I picked up a 68 GTO for basically free and have been working on it for the past few months, I have basically no background in mechanical knowledge but I've been doing body and painting for 3 or 4 years off and on. I've got it in a 1 door garage so the lack of space and knowledge is making things challenging but also interesting. I've been focusing on getting the car running before I start on the body work. I have a few questions but before that I'll get into what I've done with car so far. 
I've installed dual adjustable coil overs all the way around except for the rear passenger, converted the driver side rear drum brakes to disk (ill do the other side once my wheel dollies come in), new brake lines ran. I got a chevy 350 mounted but not hookedup the trans, and alternator and alt pulley, water pump and pulley plus the crank pulley installed. I have new wiring harness ill eventually install and a few other small things done.


I'm having problems with the motor to trans hookup. I believe the trans is a th400

The waterpump pulley I installed onto the short water pump rubs, im assuming i can just put a spacer in between the 2?

The alternator bracket i put in works but the alternator has some play in so im not sure if its going to cause any problems. 

The motor sits too low and i dont think my headers are going to fit but im not positive because my chery picker broke on me, do they sell taller motor mounts or will I have to fabricate something if they don't fit?

The car was originally vinyl top and wasn't taken car of, leaving everything from the start of the roof back an absolute mess. I dont plan on putting vinyl back on the car but this causes a few other problems and questions. If I dont put vinyl back on will this affect the fitment around the back glass and windshield? If I buy a new roof panel will it fit without and metal work or am I going to have to do shaping and cutting? If it does cause a problem with the glass will I have to replace all the panels around the glass? Or can I cust weld in some patch panels? I've never had to do and body work around windshields or back glass before so im really not sure how to go about it.

Any help or suggestions will be greatly appreciated, thanks~ Tyler


----------



## Old Man Taylor (May 9, 2011)

Trans to engine - my guess is that you didn’t get the torque converter seated in the trans. You have to keep rotating it and pushing it in to seat it.
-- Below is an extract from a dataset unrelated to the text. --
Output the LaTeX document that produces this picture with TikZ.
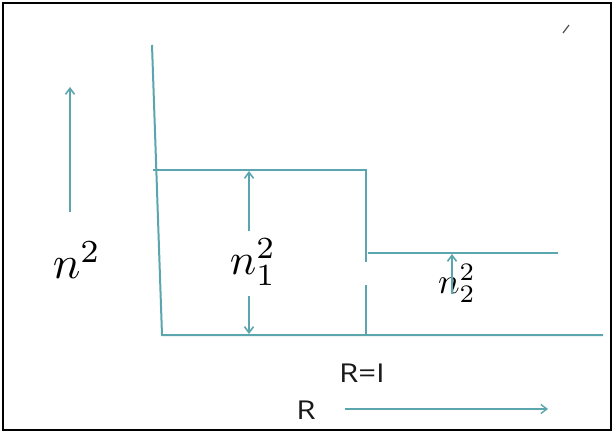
\documentclass[tikz,border=0pt]{standalone}
\usepackage{fontspec}
\newfontfamily\labelfont{Open Sans}
\usetikzlibrary{arrows.meta}
\definecolor{teal1}{HTML}{5BA5AE}
\tikzset{
  wall/.style={draw=teal1, line width=2pt},
  arr/.style={draw=teal1, line width=1.6pt, -{Straight Barb[length=6pt,width=9pt]}},
  mathlbl/.style={inner sep=0pt},
  txt/.style={inner sep=0pt, font=\labelfont\fontsize{26}{30}\selectfont, text=black!90, xscale=1.2},
}
\begin{document}
\begin{tikzpicture}[x=1pt,y=-1pt]
\useasboundingbox (0,0) rectangle (614,433);
\draw[black, line width=1.5pt] (3,3) rectangle (611,430);
% coordinates
\coordinate (wtop) at (152,45);
\coordinate (corner) at (162,335);
\coordinate (bend) at (603,335);
\coordinate (s1l) at (153,170);
\coordinate (s1r) at (366,170);
\coordinate (s1g) at (366,262);
\coordinate (s1h) at (366,285);
\coordinate (s1b) at (366,335);
\coordinate (s2l) at (368,253);
\coordinate (s2r) at (558,253);
% profile
\draw[wall] (wtop) -- (corner) -- (bend);
\draw[wall] (s1l) -- (s1r) -- (s1g);
\draw[wall] (s1h) -- (s1b);
\draw[wall] (s2l) -- (s2r);
% labels
\node[mathlbl] (n) at (77,260) {\scalebox{4.6}{$n^2$}};
\node[mathlbl] (n1) at (253,262) {\scalebox{4.4}{$n_1^2$}};
\node[mathlbl] (n2) at (457,283) {\scalebox{3.6}{$n_2^2$}};
\coordinate (na) at (70,212);
\coordinate (nb) at (70,87);
\draw[arr] (na) -- (nb);
\coordinate (n1a) at (249,231);
\coordinate (n1b) at (249,171);
\coordinate (n1c) at (249,296);
\coordinate (n1d) at (249,334);
\draw[arr] (n1a) -- (n1b);
\draw[arr] (n1c) -- (n1d);
\coordinate (n2a) at (452,294);
\coordinate (n2b) at (452,254);
\draw[arr] (n2a) -- (n2b);
\node[txt] (RI) at (362,373) {R=I};
\node[txt] (R) at (306,410) {R};
\coordinate (ra) at (345,409);
\coordinate (rb) at (548,409);
\draw[arr, line width=1.4pt] (ra) -- (rb);
% stray mark
\coordinate (m1) at (563,33);
\coordinate (m2) at (569,25);
\draw[black!70, line width=1.2pt] (m1) -- (m2);
\end{tikzpicture}
\end{document}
When it is seated properly it will be sit back into the bell housing.


----------



## 1969GPSJ (Feb 26, 2020)

The Pontiac trans will not direct bolt to the Chevy engine different pattern 
the windshield and back glass trim moulding will work if you decide to go no vinyl top , not sure where you are located , 
I have used a forum member (69blkjudge) for GTO parts and has good stuff


----------



## Old Man Taylor (May 9, 2011)

OOPS! I did not notice that the engine had been changed to a Chevy.


----------



## Psychotic (Nov 26, 2020)

Old Man Taylor said:


> Trans to engine - my guess is that you didn’t get the torque converter seated in the trans. You have to keep rotating it and pushing it in to seat it. When it is seated properly it will be sit back into the bell housing.


I think the problem is the adapter plate i have for the engine to trans, just need to track the right plate and bolts down


----------



## pontrc (Mar 18, 2020)

Tyler a GTO needs the proper heart to do it justice. And looks like you have a uphill battle in time and money. Pontiac’s are not cheap to restore but you are at the point to do the car right. Ditch the Chevy please. Find the Poncho 400


----------



## marshall64 (Jun 27, 2011)

Tyler,

I agree with PONTRC. If your going to spend the time and money, do it the correct way for such a great car. Please don't cheapen it with s SBC.


----------